A new provincial extension service is in the works, an initiative applauded at an Agri-Extension and Research event organized by the Alberni-Clayoquot Regional District and held at the BC Ministry of Agriculture and Food in Abbotsford on January 27.
The regional extension program will be launched this spring.
It will be a progression of the regional model used by the Climate Change Adaptation Program but be more producer-engaged with applied research, according to a presentation delivered by ACRD agricultural support coordinator Heather Shobe, who led the event.
Dovetailing with provincial priorities, the new program will focus on climate mitigation, adaptation and overall sustainability. Since human and financial resources are considerations, it aims to effectively use its own staff while engaging with allied organizations.

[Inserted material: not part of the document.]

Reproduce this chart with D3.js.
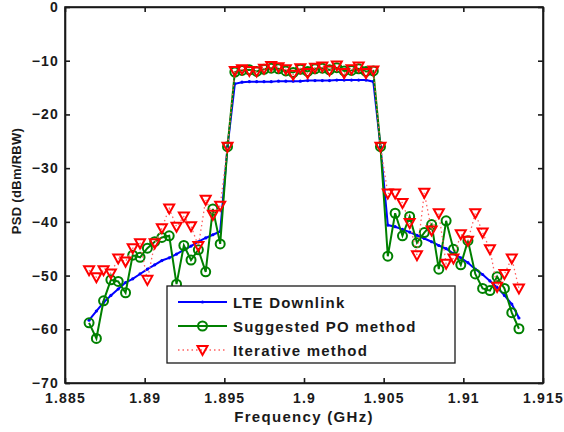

The program remains in development, but Shobe said it promises to fit with the vision of a more integrated approach to regional agricultural support.
“A network approach could be an avenue to ensure that producers and regional actors are co-leaders in development of programs that meet their particular regional needs,” she says.

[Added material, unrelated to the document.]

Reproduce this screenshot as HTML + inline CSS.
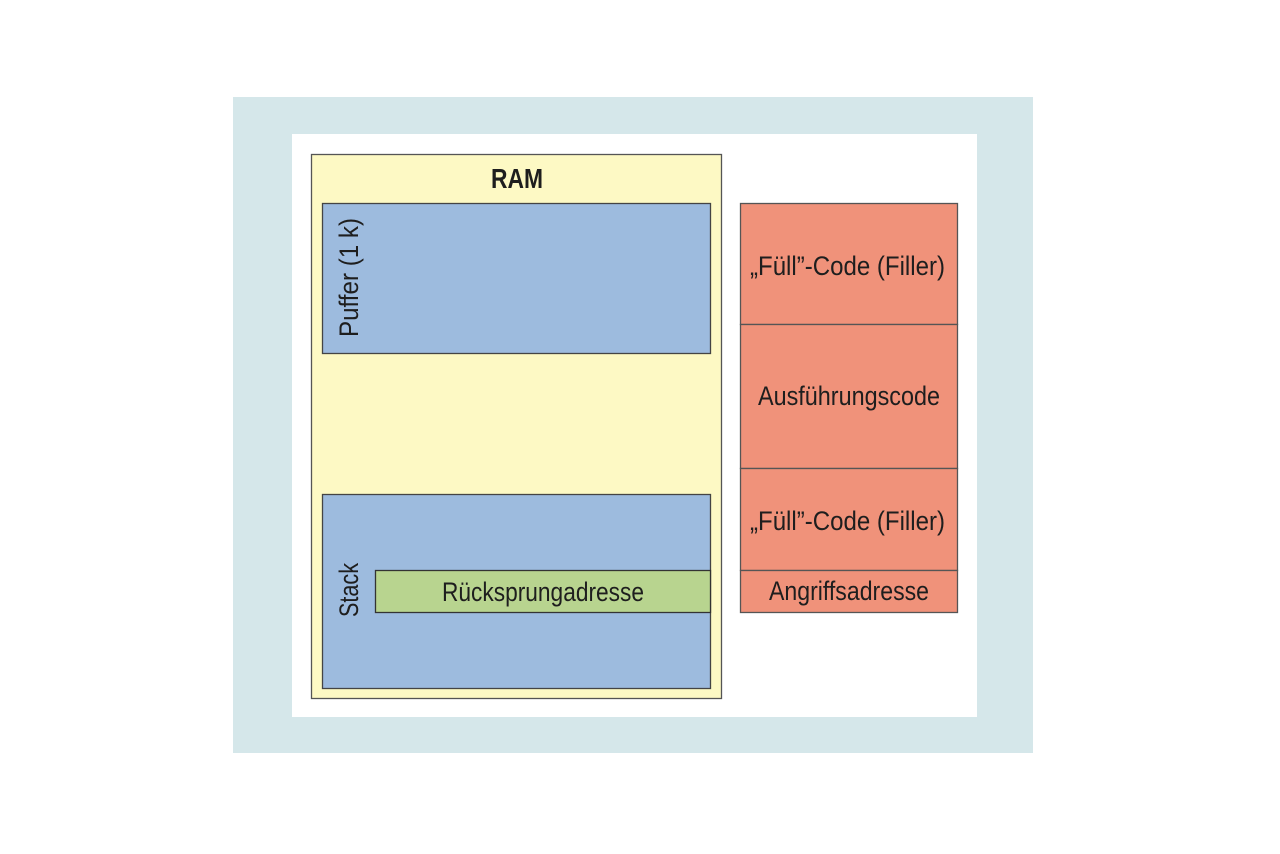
<!DOCTYPE html>
<html><head><meta charset="utf-8"><style>
html,body{margin:0;padding:0;background:#fff;}
svg{display:block;}
text{font-family:"Liberation Sans",sans-serif;fill:#1e1e1e;}
</style></head><body>
<svg width="1280" height="854" viewBox="0 0 1280 854" xmlns="http://www.w3.org/2000/svg">
<rect x="0" y="0" width="1280" height="854" fill="#fff"/>
<rect x="233" y="97" width="800" height="656" fill="#d5e7ea"/>
<rect x="292" y="134" width="685" height="583" fill="#fff"/>
<rect x="311.5" y="154.5" width="410" height="544" fill="#fdf9c4" stroke="#555" stroke-width="1.3"/>
<text x="491" y="188" font-size="28" font-weight="bold" textLength="52" lengthAdjust="spacingAndGlyphs">RAM</text>
<rect x="322.5" y="203.5" width="388" height="150" fill="#9dbbde" stroke="#444" stroke-width="1.3"/>
<text transform="translate(358,337) rotate(-90)" font-size="27" textLength="119" lengthAdjust="spacingAndGlyphs">Puffer (1 k)</text>
<rect x="322.5" y="494.5" width="388" height="194" fill="#9dbbde" stroke="#444" stroke-width="1.3"/>
<text transform="translate(358,617) rotate(-90)" font-size="27" textLength="54" lengthAdjust="spacingAndGlyphs">Stack</text>
<rect x="375.5" y="570.5" width="335" height="42" fill="#b8d48f" stroke="#333" stroke-width="1.3"/>
<text x="442" y="601" font-size="27" textLength="202" lengthAdjust="spacingAndGlyphs">Rücksprungadresse</text>
<g fill="#f0927a" stroke="#555" stroke-width="1.3">
<rect x="740.5" y="203.5" width="217" height="121"/>
<rect x="740.5" y="324.5" width="217" height="144"/>
<rect x="740.5" y="468.5" width="217" height="102"/>
<rect x="740.5" y="570.5" width="217" height="42"/>
</g>
<text x="750" y="275" font-size="27" textLength="195" lengthAdjust="spacingAndGlyphs">„Füll”-Code (Filler)</text>
<text x="758" y="405" font-size="27" textLength="182" lengthAdjust="spacingAndGlyphs">Ausführungscode</text>
<text x="750" y="530" font-size="27" textLength="195" lengthAdjust="spacingAndGlyphs">„Füll”-Code (Filler)</text>
<text x="769" y="600" font-size="27" textLength="160" lengthAdjust="spacingAndGlyphs">Angriffsadresse</text>
</svg>
</body></html>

Other opportunities discussed at the event included reinvigorating the province’s network of farmers institutes.
A meeting of institute representatives took place in 2018 and 2019, but ended with the pandemic. Without a dedicated staff person overseeing the secretariat set up to coordinate linkages between the institutes, the initiative has fallen by the wayside despite a desire to forge closer ties.

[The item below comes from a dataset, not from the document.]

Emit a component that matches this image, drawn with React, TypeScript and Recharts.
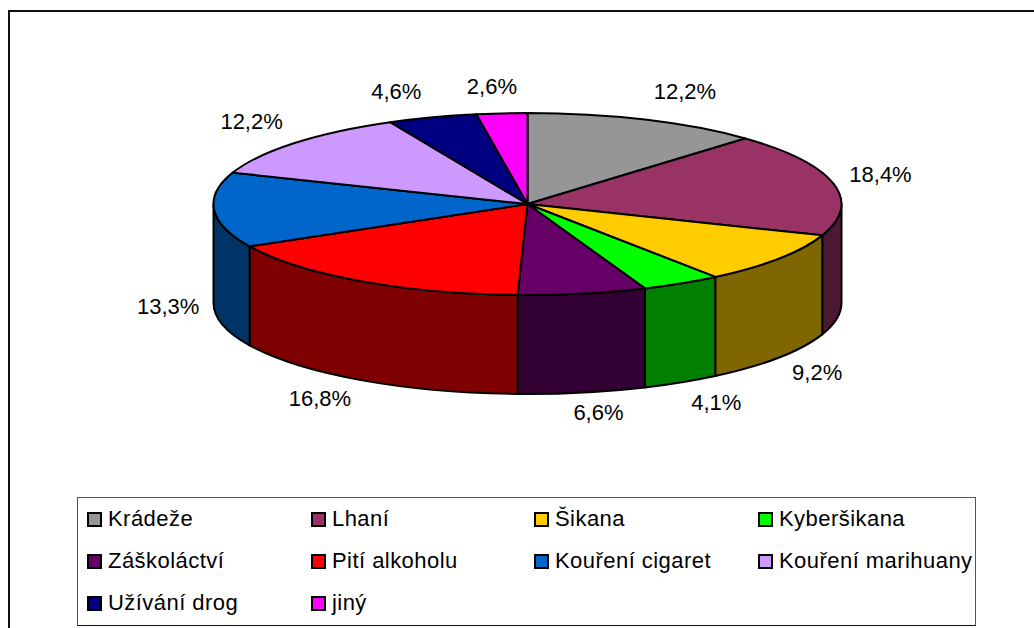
import { PieChart, Pie, Legend } from 'recharts'

const CATEGORIES = ['Krádeže', 'Lhaní', 'Šikana', 'Kyberšikana', 'Záškoláctví', 'Pití alkoholu', 'Kouření cigaret', 'Kouření marihuany', 'Užívání drog', 'jiný']
const VALUES = [12.2, 18.4, 9.2, 4.1, 6.6, 16.8, 13.3, 12.2, 4.6, 2.6]
const COLORS = ['#969696', '#993366', '#FFCC00', '#00FF00', '#660066', '#FF0000', '#0066CC', '#CC99FF', '#000080', '#FF00FF']

// posun popisku od okraje koláče
const LABEL_NUDGE = [[40, -28], [47, -9], [38, 114], [35, 119], [16, 119], [-41, 117], [-46, 97], [-43, -21], [-36, -26], [-10, -27]]

const chartData = CATEGORIES.map((name, i) => ({ name, value: VALUES[i], fill: COLORS[i] }))

const CX = 527.5
const CY = 204
const RX = 314
const RY = 91
const DEPTH = 99
const RAD = Math.PI / 180
const FONT = '"Liberation Sans", Arial, sans-serif'

const px = (a: number) => CX + RX * Math.cos(a * RAD)
const py = (a: number) => CY - RY * Math.sin(a * RAD)

const darken = (hex: string) => {
  const n = parseInt(hex.slice(1), 16)
  const half = (v: number) => Math.floor(v / 2).toString(16).padStart(2, '0')
  return `#${half((n >> 16) & 255)}${half((n >> 8) & 255)}${half(n & 255)}`
}

// výseč jako elipsa + viditelná boční stěna
function Slice3D(props: any) {
  const { startAngle, endAngle, fill } = props
  const wallStart = Math.min(startAngle, 0)
  const wallEnd = Math.max(endAngle, -180)
  const large = startAngle - endAngle > 180 ? 1 : 0
  return (
    <g>
      {wallStart > wallEnd && (
        <path
          d={`M${px(wallStart)},${py(wallStart)} A${RX},${RY} 0 0 1 ${px(wallEnd)},${py(wallEnd)} L${px(wallEnd)},${py(wallEnd) + DEPTH} A${RX},${RY} 0 0 0 ${px(wallStart)},${py(wallStart) + DEPTH} Z`}
          fill={darken(fill)}
          stroke="#000"
          strokeWidth={2}
          strokeLinejoin="round"
        />
      )}
      <path
        d={`M${CX},${CY} L${px(startAngle)},${py(startAngle)} A${RX},${RY} 0 ${large} 1 ${px(endAngle)},${py(endAngle)} Z`}
        fill={fill}
        stroke="#000"
        strokeWidth={2}
        strokeLinejoin="round"
      />
    </g>
  )
}

function renderLabel(props: any) {
  const { midAngle, value, index } = props
  const [dx, dy] = LABEL_NUDGE[index]
  return (
    <text x={px(midAngle) + dx} y={py(midAngle) + dy} textAnchor="middle" dominantBaseline="central" fill="#000" fontSize={22} fontFamily={FONT}>
      {`${value.toFixed(1).replace('.', ',')}%`}
    </text>
  )
}

function LegendBox({ payload }: any) {
  return (
    <div style={{ display: 'grid', gridTemplateColumns: '224px 223px 224px 1fr', gridAutoRows: '42px', padding: '0 0 0 9px' }}>
      {(payload || []).map((item: any) => (
        <div key={item.value} style={{ display: 'flex', alignItems: 'center', fontFamily: FONT, fontSize: 22, letterSpacing: 0.45, color: '#000', whiteSpace: 'nowrap', height: 42 }}>
          <span style={{ width: 11, height: 11, border: '2px solid #000', background: item.color, marginRight: 6, display: 'inline-block' }} />
          {item.value}
        </div>
      ))}
    </div>
  )
}

export default function App() {
  return (
    <div style={{ position: 'absolute', left: 0, top: 0, width: 1034, height: 628, overflow: 'hidden', background: '#fff' }}>
      <div style={{ position: 'absolute', left: 8, top: 10, width: 1026, height: 618, boxSizing: 'border-box', borderLeft: '2px solid #111', borderTop: '2px solid #111' }} />
      <div style={{ position: 'absolute', left: 77, top: 497, width: 899, height: 129, boxSizing: 'border-box', border: '1px solid #555', borderBottomColor: '#111' }} />
      <div style={{ position: 'absolute', left: 0, top: 0 }}>
        <PieChart width={1034} height={628} margin={{ top: 0, right: 0, bottom: 0, left: 0 }}>
          <Pie
            data={chartData}
            dataKey="value"
            nameKey="name"
            cx={CX}
            cy={CY}
            outerRadius={RX}
            startAngle={90}
            endAngle={-270}
            stroke="#000"
            shape={Slice3D}
            label={renderLabel}
            labelLine={false}
            isAnimationActive={false}
          />
          <Legend
            content={<LegendBox />}
            itemSorter={null}
            wrapperStyle={{ position: 'absolute', left: 78, top: 498, width: 897, height: 127, bottom: 'auto' }}
          />
        </PieChart>
      </div>
    </div>
  )
}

However, several speakers at the January 27 event expressed a desire for the institutes to support agriculture in the province’s several regions.
Closer collaboration with the academic community is another opportunity. However, breakout groups said a coordinator is needed to direct the work, similar to farmers institutes.
A third breakout group at the event discussed a whole food system approach that would include both marine and Indigenous foods, not just conventional agriculture.
A total of 22 people attended the event, which was the culmination of a three–year project funded in part by the Vancouver Foundation. A final report is due in the near future.
Shobe said a further three-year program may be considered that builds on the existing work.